As an owner of a one year old laptop running Windows 7, I am entitled to a free upgrade, but I have procrastinated for nearly a week.

Finally, 3 nights ago, I just gave up and gave the green signal. The decision was helped by the fact that I had inadvertently downloaded a malware which caused BSOD a couple of times before I managed to disinfect it, and I was feeling a little bored at the prospect of re-installing Win 7. I started the upgrade, then, as I was very tired, I went off to sleep. I woke up to a new sign-in screen.

I have updated or reloaded Operating Systems before, and it was invariably a painful process involving ISO images, loading of separate discs and multiple reboots. This was the first time that I saw such a smooth and seamless update. I did not have to save or backup anything, all my files were exactly where they were earlier, all my programs (now reborn as ‘Windows Apps’) were intact and working as though nothing had changed. I noticed only two small changes. I had to re-install the HP Printer Drivers and Kaspersky Internet Security. Only the latest version of Kaspersky is compatible with Windows. But Windows even remembered my Kaspersky Licence Key and activated the Anti-virus automatically. Had I opted to reinstall Windows 7 on my laptop, the process would not have been so easy. Well done, Microsoft.

The beauty of the new set up is that it looks like a new Windows (and somewhat like the much-hated Windows 8) but it’s also the same Windows. There is much-needed, and well executed change in the design and UX but the basics stay the same. It does not try to re-invent the way my desktop behaves by covering it with tiles. But it looks cleaner and better. I never thought I would say this, but for the first time, the Windows interface looks cooler and nicer than the Apple OS.

Clean and bright menus and notification screens change the look of the desktop
The boot up time is way faster and the battery life seems a tad longer but it’s early days yet to form a conclusion on the latter.
The huge difference is when you fire up Edge, the new browser that has replaced Internet Explorer. It looks futuristic, clean and lean, and I think I like it even better than Chrome. I rarely used IE – I am quite sure that I will be using Chrome.

Edge looks neat, and works like a treat! Way better than IE.

There are some irritations. Games have vanished (I was looking for the much-discussed new version of Solitaire). I still cannot find where my Office programs are. To access Power Point, I had to find and open a Power Point File. And the search function does not seem to actually find anything on my laptop! I cannot find the Control Panel, and it seems to have been replaced by Settings, with fewer options than what I used to have earlier. I’m sure that I will figure all this out along the way, but as of now, I am a little puzzled.

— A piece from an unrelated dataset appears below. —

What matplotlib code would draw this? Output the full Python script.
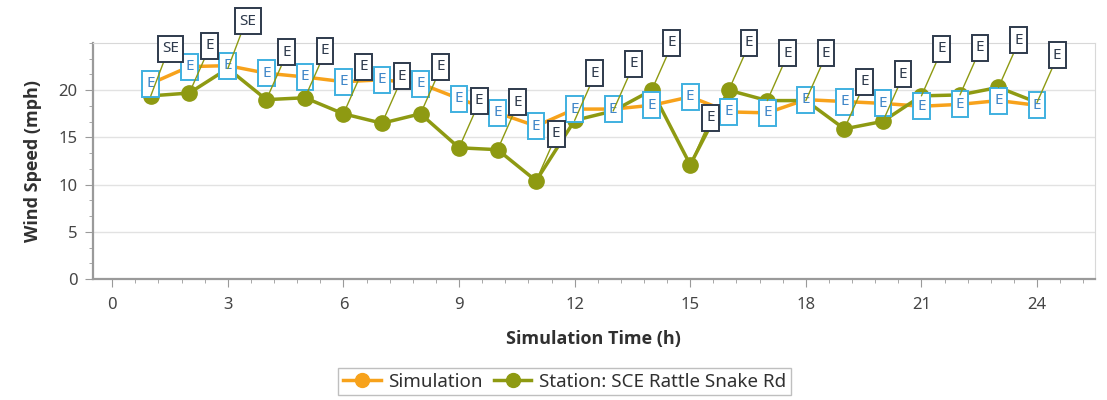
import matplotlib
matplotlib.use("Agg")
import matplotlib.pyplot as plt
from matplotlib.path import Path
from matplotlib.ticker import MultipleLocator

hours = list(range(1, 25))
simulation = [20.7, 22.5, 22.6, 21.8, 21.4, 20.9, 21.1, 20.7, 19.1, 17.6, 16.2, 18.0,
              18.0, 18.4, 19.3, 17.7, 17.6, 19.0, 18.8, 18.6, 18.3, 18.5, 18.9, 18.4]
station = [19.4, 19.7, 22.3, 19.0, 19.2, 17.5, 16.5, 17.5, 13.9, 13.7, 10.4, 16.8,
           17.8, 20.0, 12.1, 20.0, 18.9, 18.9, 15.9, 16.7, 19.4, 19.5, 20.3, 18.7]
sim_dir = ["E"] * 24
station_dir = ["SE", "E", "SE"] + ["E"] * 21

x_ticks = [0, 3, 6, 9, 12, 15, 18, 21, 24]
y_ticks = [0, 5, 10, 15, 20]

ORANGE = "#f7a21b"
OLIVE = "#8e9a12"
BLUE_EDGE = "#3fb0e0"
BLUE_TEXT = "#3f86c8"
DARK = "#2e3a4c"

plt.rcParams['font.family'] = ['Noto Sans', 'DejaVu Sans']


def tall_box(x0, y0, width, height, mutation_size):
    padx = 0.27 * mutation_size
    pady = 0.36 * mutation_size
    x0 -= padx
    y0 -= pady
    x1 = x0 + width + 2 * padx
    y1 = y0 + height + 2 * pady
    return Path([(x0, y0), (x1, y0), (x1, y1), (x0, y1), (x0, y0)],
                [Path.MOVETO, Path.LINETO, Path.LINETO, Path.LINETO, Path.CLOSEPOLY])


fig = plt.figure(figsize=(11.07, 4.0), dpi=100)
ax = fig.add_axes([0.084, 0.3025, 0.905, 0.59])

ax.plot(hours, station, color=OLIVE, lw=2.5, marker="o", ms=11, zorder=3,
        label="Station: SCE Rattle Snake Rd")
ax.plot(hours, simulation, color=ORANGE, lw=2.5, marker="o", ms=10, zorder=2.5,
        label="Simulation")

for h, v, d in zip(hours, simulation, sim_dir):
    ax.annotate(d, (h, v), xytext=(0, 0), textcoords="offset points",
                ha="center", va="center", fontsize=11, color=BLUE_TEXT, zorder=5,
                bbox=dict(boxstyle=tall_box, fc="white", ec=BLUE_EDGE, lw=1.4))

for h, v, d in zip(hours, station, station_dir):
    ax.annotate(d, (h, v), xytext=(14.5, 34), textcoords="offset points",
                ha="center", va="center", fontsize=11, color=DARK, zorder=6,
                bbox=dict(boxstyle=tall_box, fc="white", ec=DARK, lw=1.4),
                arrowprops=dict(arrowstyle="-", color=OLIVE, lw=1.0,
                                shrinkA=0, shrinkB=0, relpos=(0.2, 0.0)))

ax.set_xlim(-0.5, 25.5)
ax.set_ylim(0, 25)
ax.set_xticks(x_ticks)
ax.set_yticks(y_ticks)
ax.xaxis.set_minor_locator(MultipleLocator(0.6))
ax.yaxis.set_minor_locator(MultipleLocator(5 / 3))
ax.grid(axis="y", color="#e2e2e2", lw=1.0, zorder=0)
ax.set_axisbelow(True)

for s in ["top", "right"]:
    ax.spines[s].set_color("#d8d8d8")
for s in ["left", "bottom"]:
    ax.spines[s].set_color("#9a9a9a")
    ax.spines[s].set_linewidth(1.6)

ax.tick_params(axis="both", which="major", length=6, color="#9a9a9a",
               labelsize=12, labelcolor="#454545")
ax.tick_params(axis="both", which="minor", length=3, color="#9a9a9a")
ax.tick_params(axis="x", pad=7)
ax.tick_params(axis="y", pad=5)

label_font = dict(fontsize=13, fontweight="bold", color="#303030",
                  family=["Open Sans", "DejaVu Sans"])
ax.set_ylabel("Wind Speed (mph)", labelpad=12, **label_font)
ax.set_xlabel("Simulation Time (h)", labelpad=12, **label_font)

handles, labels = ax.get_legend_handles_labels()
leg = fig.legend(handles[::-1], labels[::-1], loc="center", bbox_to_anchor=(0.51, 0.046),
                 ncol=2, frameon=True, fancybox=False, edgecolor="#b0b0b0",
                 fontsize=13.5, handlelength=2.0, handletextpad=0.4, columnspacing=0.6,
                 borderpad=0.25, labelcolor="#303030")
leg.get_frame().set_linewidth(1.0)
for line in leg.get_lines():
    line.set_markersize(10)

fig.savefig("out.png", dpi=100)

Search cannot find PowerPoint on my own PC, but finds a lot from the Web.

One look at the Microsoft App Store and you can be fooled into thinking that you are looking at the Google Play Store. It is bright and well populated with interesting apps that you will want to download. I am not so sure what has happened to my existing programs – some of them are called apps and others (like Office 2013) are not, and have vanished.

The colorful, app-filled store is a welcome addition

All in all, what are my first impressions of Windows 10? I am happy that I upgraded, and I have no intention to roll back (which is a relief, because I have misplaced the OEM Operating System Installation CDs that Dell sent with my laptop – now, I need not worry about them). In case you do not like the upgrade, you can roll back to Windows 7 within a month, without any need for installation CDs or backups.

It feels new and yet it feels familiar, and that’s an important factor in the PC world where familiarity breeds productivity. Vintage wine, in a beautiful new bottle, is a winning recipe!